Search Unity

Text Reading And Formatting

Discussion in 'Scripting' started by john-essy, Jan 15, 2019.

  1. john-essy

    john-essy

    Joined:
    Apr 17, 2011
    Posts:
    464
    I am busy creating an app for my client which is an animal park. They have over 365 animals, birds, Routes etc. Each one of them is inside a Docx File.

    So to start with i created a Json object for each entry so that i can just fill in the info and save inside unity which was straight forward of course. I am hitting 2 snags right now.

    Code (CSharp):
    1. {
    2.   "FullName": "Kudu",
    3.   "LatinName": "Acinonyx jubatus jubatus",
    4.   "MaleWeight": "40-60kg",
    5.   "FemaleWeight": "35-50kg",
    6.   "Height": "86cm",
    7.   "Age": "14yrs",
    8.   "KrugerPop": "<150",
    9.   "Description": "",
    10.   "Identification": "",
    11.   "Diet": "",
    12.   "Habitat": "",
    13.   "Behaviours":,
    14.   "WhereInKruger":,
    15.   "DidYouKnow": "",
    16.   "KidsCorner": ""
    17. }
    1. How do i read the text from a specific part of text say "Diet" (Which is the title of the next part of information) down to the next part of the document which might be something like Habitat? I did think about adding my own escape characters like /*/ this at the very end so that i can search for it and when i hit it stop, take all the lines i just read and feed it into the Diet section of my json object. Another issue is new lines?

    2. How do i keep the texts formatting from the Text file? without adding <b> etc manually? There is over 225,000 words in total across all docs so this is just not an option?

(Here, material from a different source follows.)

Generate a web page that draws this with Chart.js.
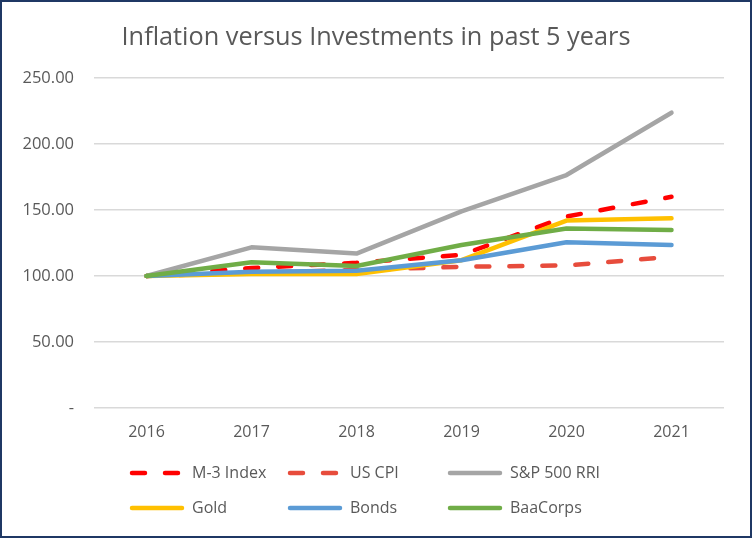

    Thank you for any suggestions, this has my brain fried!
     
  2. fire7side

    fire7side

    Joined:
    Oct 15, 2012
    Posts:
    1,819
  3. Kurt-Dekker

    Kurt-Dekker

    Joined:
    Mar 16, 2013
    Posts:
    38,745
    Part 1: You shouldn't be hand-parsing JSON. You're welcome to but if you do you're on your own. That's not the point. Instead, drag the above JSON into a website such as json2csharp.com and get a class out of it, then use something like JSON.NET (available free on the Unity asset store) to unpack your JSON into that object.

    Here's a screencap from when I ran it just now:

    Screen Shot 2019-01-15 at 3.29.37 PM.png

    Then you can manipulate it as first class C# data structures. You can add to that C# code and extend it anyway you want.

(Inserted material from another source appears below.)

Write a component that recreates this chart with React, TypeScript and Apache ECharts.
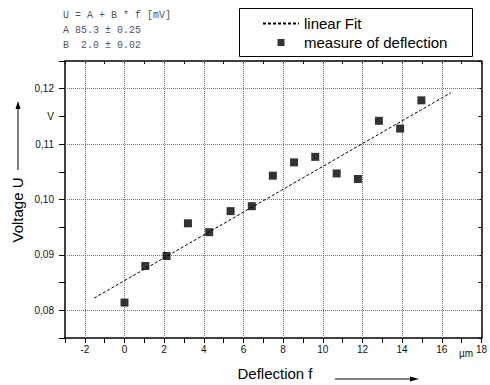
import React, { useEffect, useRef } from "react";
import * as echarts from "echarts";

const deflection = [0, 1.05, 2.12, 3.2, 4.27, 5.35, 6.42, 7.48, 8.55, 9.62, 10.7, 11.77, 12.83, 13.9, 14.97];
const voltage = [0.0814, 0.088, 0.0898, 0.0957, 0.0941, 0.0979, 0.0988, 0.1043, 0.1067, 0.1077, 0.1047, 0.1037, 0.1142, 0.1128, 0.1179];
const fitF = [-1.53, 16.47];
const fitU = [0.0822, 0.1193];
const xGrid = [-2, 0, 2, 4, 6, 8, 10, 12, 14, 16];
const yGrid = [0.08, 0.09, 0.1, 0.11, 0.12];
const annotationLines = ["U = A + B * f [mV]", "A 85.3 \u00b1 0.25", "B  2.0 \u00b1 0.02"];
const legendNames = ["linear Fit", "measure of deflection"];

const FONT = 'Arial, "Liberation Sans", sans-serif';

export default function App() {
  const ref = useRef<HTMLDivElement>(null);
  useEffect(() => {
    document.body.style.margin = "0";
    const chart = echarts.init(ref.current!, null, { renderer: "svg" });
    const axisLine = { show: true, onZero: false, lineStyle: { color: "#000", width: 1.5 } };
    const option: any = {
      animation: false,
      backgroundColor: "#fff",
      grid: { left: 65, right: 5, top: 61, bottom: 47, containLabel: false },
      legend: {
        orient: "vertical",
        left: 262,
        top: 16,
        padding: 0,
        itemGap: 4,
        itemWidth: 36,
        itemHeight: 7,
        textStyle: { fontFamily: FONT, fontSize: 15, color: "#000" },
        data: [
          { name: legendNames[0], itemStyle: { opacity: 0 } },
          { name: legendNames[1], icon: "path://M0 0M36 7M14.5 0h7v7h-7z" },
        ],
        selectedMode: false,
      },
      xAxis: [
        {
          type: "value",
          min: -3,
          max: 18,
          interval: 1,
          position: "bottom",
          axisLine,
          axisTick: { show: true, inside: false, length: 5, lineStyle: { color: "#000", width: 1 } },
          axisLabel: {
            margin: 6,
            fontFamily: FONT,
            fontSize: 10,
            color: "#111",
            formatter: (v: number) => (Math.round(v) % 2 === 0 ? String(Math.round(v)) : ""),
          },
          splitLine: { show: false },
        },
        {
          type: "value",
          min: -3,
          max: 18,
          interval: 1,
          position: "top",
          axisLine,
          axisTick: { show: true, inside: true, length: 3, lineStyle: { color: "#000", width: 1 } },
          axisLabel: { show: false },
          splitLine: { show: false },
        },
      ],
      yAxis: [
        {
          type: "value",
          min: 0.075,
          max: 0.125,
          interval: 0.005,
          position: "left",
          axisLine,
          axisTick: { show: true, inside: false, length: 6, lineStyle: { color: "#000", width: 1 } },
          axisLabel: {
            margin: 11,
            fontFamily: FONT,
            fontSize: 10,
            color: "#111",
            formatter: (v: number) => {
              const k = Math.round(v * 1000);
              if (k === 115) return "V";
              if (k % 10 === 0) return (k / 1000).toFixed(2).replace(".", ",");
              return "";
            },
          },
          splitLine: { show: false },
        },
        {
          type: "value",
          min: 0.075,
          max: 0.125,
          interval: 0.005,
          position: "right",
          axisLine,
          axisTick: { show: true, inside: true, length: 3, lineStyle: { color: "#000", width: 1 } },
          axisLabel: { show: false },
          splitLine: { show: false },
        },
      ],
      series: [
        {
          name: legendNames[0],
          type: "line",
          xAxisIndex: 0,
          yAxisIndex: 0,
          data: fitF.map((f, i) => [f, fitU[i]]),
          symbol: "none",
          z: 2,
          lineStyle: { color: "#000", width: 1, type: [3, 2] },
          itemStyle: { color: "#000" },
          markLine: {
            silent: true,
            symbol: ["none", "none"],
            label: { show: false },
            lineStyle: { color: "#777", width: 1, type: "dotted" },
            data: [...xGrid.map((v) => ({ xAxis: v })), ...yGrid.map((v) => ({ yAxis: v }))],
            z: 1,
          },
        },
        {
          name: legendNames[1],
          type: "scatter",
          xAxisIndex: 0,
          yAxisIndex: 0,
          data: deflection.map((f, i) => [f, voltage[i]]),
          symbol: "rect",
          symbolSize: 8,
          z: 3,
          itemStyle: { color: "#000" },
        },
      ],
      graphic: [
        ...annotationLines.map((t, i) => ({
          type: "text",
          x: 63,
          y: 15 + i * 15,
          style: {
            text: t,
            fontFamily: '"Liberation Mono", "DejaVu Sans Mono", monospace',
            fontSize: 10,
            fill: "#555",
            verticalAlign: "middle",
          },
        })),
        {
          type: "rect",
          shape: { x: 239.5, y: 8.5, width: 233, height: 48 },
          style: { fill: "none", stroke: "#000", lineWidth: 1 },
          z: -1,
        },
        {
          type: "text",
          x: 17,
          y: 210,
          rotation: Math.PI / 2,
          style: {
            text: "Voltage U",
            fontFamily: FONT,
            fontSize: 15,
            fill: "#000",
            align: "center",
            verticalAlign: "middle",
          },
        },
        { type: "line", shape: { x1: 18, y1: 170, x2: 18, y2: 107 }, style: { stroke: "#000", lineWidth: 1 } },
        { type: "polygon", shape: { points: [[18, 101], [15.5, 109], [20.5, 109]] }, style: { fill: "#000" } },
        {
          type: "text",
          x: 275,
          y: 373,
          style: {
            text: "Deflection f",
            fontFamily: FONT,
            fontSize: 15,
            fill: "#000",
            align: "center",
            verticalAlign: "middle",
          },
        },
        { type: "line", shape: { x1: 335, y1: 379, x2: 412, y2: 379 }, style: { stroke: "#000", lineWidth: 1 } },
        { type: "polygon", shape: { points: [[419, 379], [410, 376.5], [410, 381.5]] }, style: { fill: "#000" } },
        {
          type: "text",
          x: 466,
          y: 353,
          style: {
            text: "\u00b5m",
            fontFamily: FONT,
            fontSize: 10,
            fill: "#111",
            align: "center",
            verticalAlign: "middle",
          },
        },
      ],
    };
    chart.setOption(option);
    return () => chart.dispose();
  }, []);
  return <div ref={ref} style={{ position: "fixed", left: 0, top: 0, width: 490, height: 385 }} />;
}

    Part 2: I don't know what format DOCX files store their bold, etc. formatting in but that has to be on the web somewhere. If it isn't already in a HTML-like markup that Unity understands you will need a tool to transmogrify it into that format.
     
  4. john-essy

    john-essy

    Joined:
    Apr 17, 2011
    Posts:
    464
    Hey Thanks for the reply, @kurt, That is exactly what i did sorry, i already have the class, created a template and only showed you the json. Also thanks for point #2!

    The main problem here is reading the right paragraphs to put into the right section of the json. Think of it like i have a doc with all these Titles and info about each, i want to split this up and put it into the correct area in my json. If that makes any sense!
     
    Kurt-Dekker likes this.
  5. Kurt-Dekker

    Kurt-Dekker

    Joined:
    Mar 16, 2013
    Posts:
    38,745
    Things that will help in this regard will be regular expression parsing, general string parsing, etc. Depending on how regularly formatted your document is, it will lend itself to automated processing more or less. If the document was made and edited by human hands, there is likely a lot of irregularities in formatting, and you will need to either identify and handle them properly, or just chop it up by hand. It's going to depend entirely on how sanitary and well-formatted your doc is.